A critical aspect of will drafting is the clarity of expression. Ambiguities in wording can lead to disputes during probate, as courts in Zambia strive to interpret the testator’s intentions based on the document’s text. For instance, if a testator bequeaths “my house” without specifying which property, legal challenges may arise if they own multiple properties. Therefore, precision in drafting, often supported by legal advice, is essential.

Customary Law and Its Interaction with Statutory Wills

One limitation of applying statutory law in Zambia is the significant influence of customary law, which governs a large portion of the population, particularly in rural areas. Customary law often dictates inheritance practices based on tribal norms, frequently prioritising male heirs or communal property ownership over individual testamentary freedom (Ndulo, 2011). The Wills and Administration of Testate Estates Act applies only to individuals who expressly opt out of customary law by making a statutory will. However, in practice, many Zambians are unaware of this option or lack access to legal resources to draft such a document. This creates a tension between statutory rights and cultural expectations, a complexity that must be acknowledged when studying or drafting wills in this context.

Arguably, this duality poses a challenge to equity in inheritance law. While the statute aims to provide testamentary freedom, customary practices may undermine these provisions, especially for women and marginalised groups. Addressing this issue requires not only legal reform but also public education on statutory rights (Ndulo, 2011).

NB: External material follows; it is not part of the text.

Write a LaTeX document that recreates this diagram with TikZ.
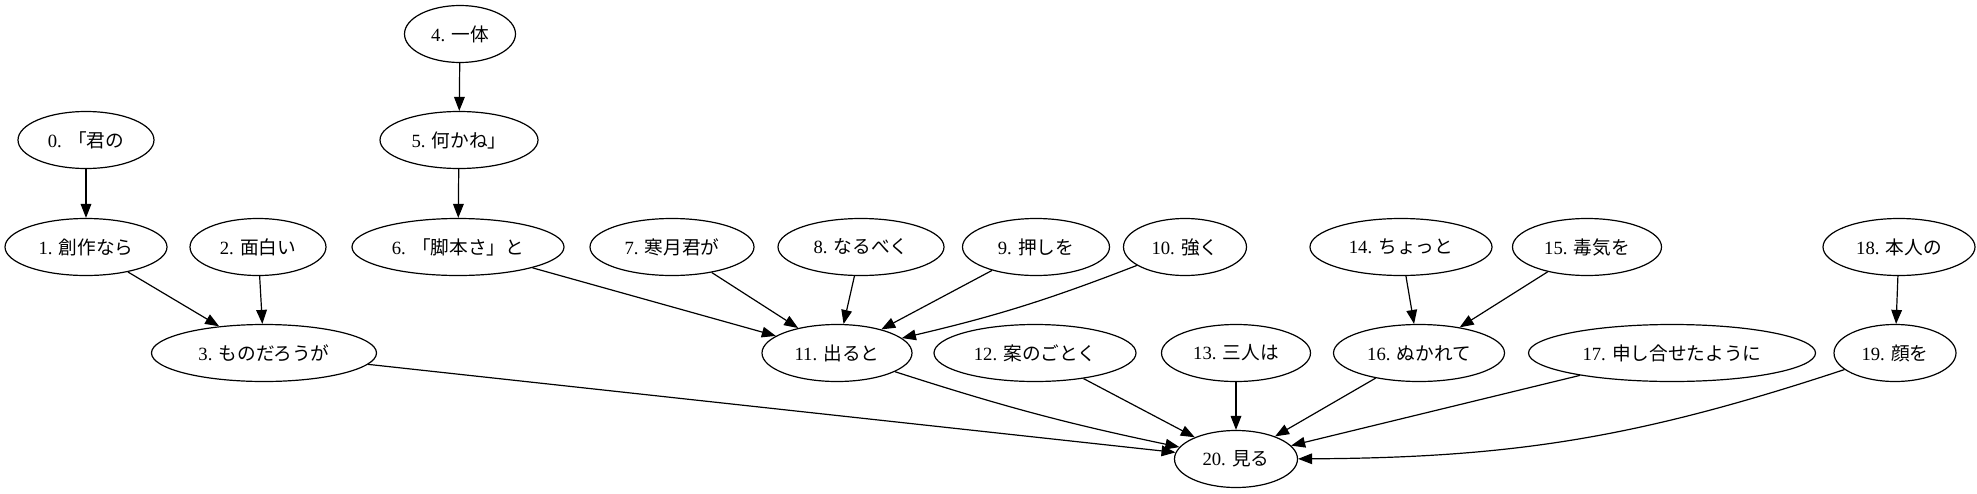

The Role of Footnotes in Legal Analysis

In academic and legal writing, footnotes serve as a vital tool for transparency and credibility. They allow writers to cite sources, clarify points, and provide additional context without disrupting the main text. For example, in discussing Zambian law, a footnote might reference the specific section of the Wills and Administration of Testate Estates Act to substantiate a claim.1 Moreover, footnotes can highlight interpretive debates, such as differing judicial rulings on testamentary capacity in Zambian courts. This practice aligns with academic skills expected at the undergraduate level, demonstrating an ability to engage with primary sources and evaluate their relevance.2

Conclusion

In summary, drafting a will under Zambian law requires adherence to the formalities outlined in the Wills and Administration of Testate Estates Act, including age, mental capacity, and witnessing requirements. However, the intersection with customary law presents significant challenges, often limiting the application of statutory provisions and raising equity concerns. The use of footnotes in legal analysis, as demonstrated, enhances the clarity and credibility of arguments by grounding them in verifiable sources. Indeed, understanding these complexities is crucial for students of equity and trusts, as it highlights the broader implications of legal frameworks on societal norms. Future research could explore potential reforms to harmonise customary and statutory inheritance laws, ensuring greater access to justice for all Zambians.

References

  • Laws of Zambia. (1994) Wills and Administration of Testate Estates Act, Chapter 60. Government of Zambia.
  • Ndulo, M. (2011) African Customary Law, Customs, and Women’s Rights. Indiana Journal of Global Legal Studies, 18(1), 87-120.

1 For instance, Section 4 of the Wills and Administration of Testate Estates Act specifies the formalities for a valid will, including the need for a written document and witnesses (Laws of Zambia, 1994).
2 Ndulo (2011) provides an in-depth discussion on the conflict between customary and statutory inheritance laws, which is particularly relevant to understanding the practical limitations of will-making in Zambia.